A Lesson Untaught
When Gaeton Fonzi moved to Florida in 1972, he took the state seriously. He got into boating, got his captain’s license and spent many hours over the next several decades maintaining a sailboat, and occasionally even using it. He once made it all the way to the Bahamas, but when returning to Miami he encountered the gulfstream and wound up in Palm Beach, and was happy to be there. He also eventually got into distance running and knocked off a marathon or two. He also played tennis, and liked to write about it.
It was tennis that almost brought Jimmy Evert into his life. Gaeton’s wife Marie decided it would be a hoot to buy Gaeton one lesson from Chris Evert’s father as a Christmas present. Chris at the time was young in what would be an illustrious career. It was a touching idea, and of course Jimmy Evert did not think so. He explained to Marie that one lesson for a 38-year-old man wasn’t exactly what he did for a living. He did not have to explain that he worked with young players, such as his own kids, getting them ready for Wimbledon.
Marie knew that, of course, but she can be persuasive, and she explained that it would mean a lot to her husband. She probably did not tell Mr. Evert that Gaeton would likely write an amusing article about it. The Fonz was known for hard-hitting investigative pieces, such as his stories in Philadelphia magazine that helped prompt the publisher of The Philadelphia Inquirer, the powerful Walter Annenberg, to sell the newspaper and leave town. Or, after Fonzi came to Florida, his work on the Kennedy Assassination that has gone a long way toward convincing most of our countrymen that JFK was killed by a government conspiracy, and not by a lone nut. But he also had a delightful touch on shorter, less earth-shattering topics, such as growing up above the Hudson River in New Jersey, dreaming of becoming Joe DiMaggio.
As fate would happen, the tennis lesson never happened. According to Marie, the lesson was scheduled twice, but both times canceled because of rain.
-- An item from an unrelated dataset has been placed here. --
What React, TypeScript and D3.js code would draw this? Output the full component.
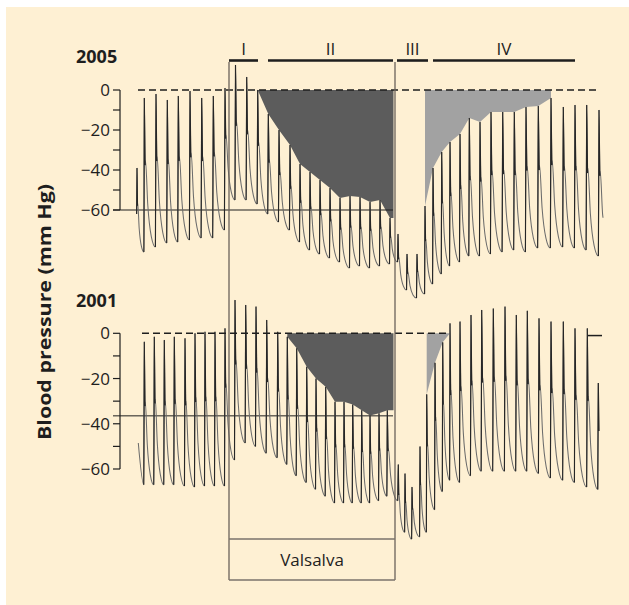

It must have been summer. Marie lost interest in pursuing the matter, and we feel sure Gaeton was not nuts about wasting a great teacher’s time in the first place. Since Gaeton left us two years ago, and Jimmy Evert just recently, that will remain a lesson untaught. There is scant evidence that the history of tennis would have been altered in any event.
Now an Evert family story that did happen was some 20 years later. One of the qualities of Jimmy Evert and his wife Colette was that they never let daughter Chris’ fame affect their lifestyle much. For a while you might even call them the first family of Fort Lauderdale, but they remained a low-key couple, faithful to the values they grew up with. Their kids all went through St. Anthony School, which was within walking distance of their first home.
Their five kids were long gone from the school in the early 1990s when our mother-in-law, well into her 80s and not well, came to live with us. She wasn’t up to attending Sunday mass, but Catholic parishes have a program that brought communion to the homes of the sick. For several years a very pleasant woman who showed up faithfully week after week performed this duty, cheering on our mother-in-law throughout the process. The communion bearer’s name was Colette Evert, mother to a champion, wife of a legendary coach and provider of a lesson in humility, grace and kindness.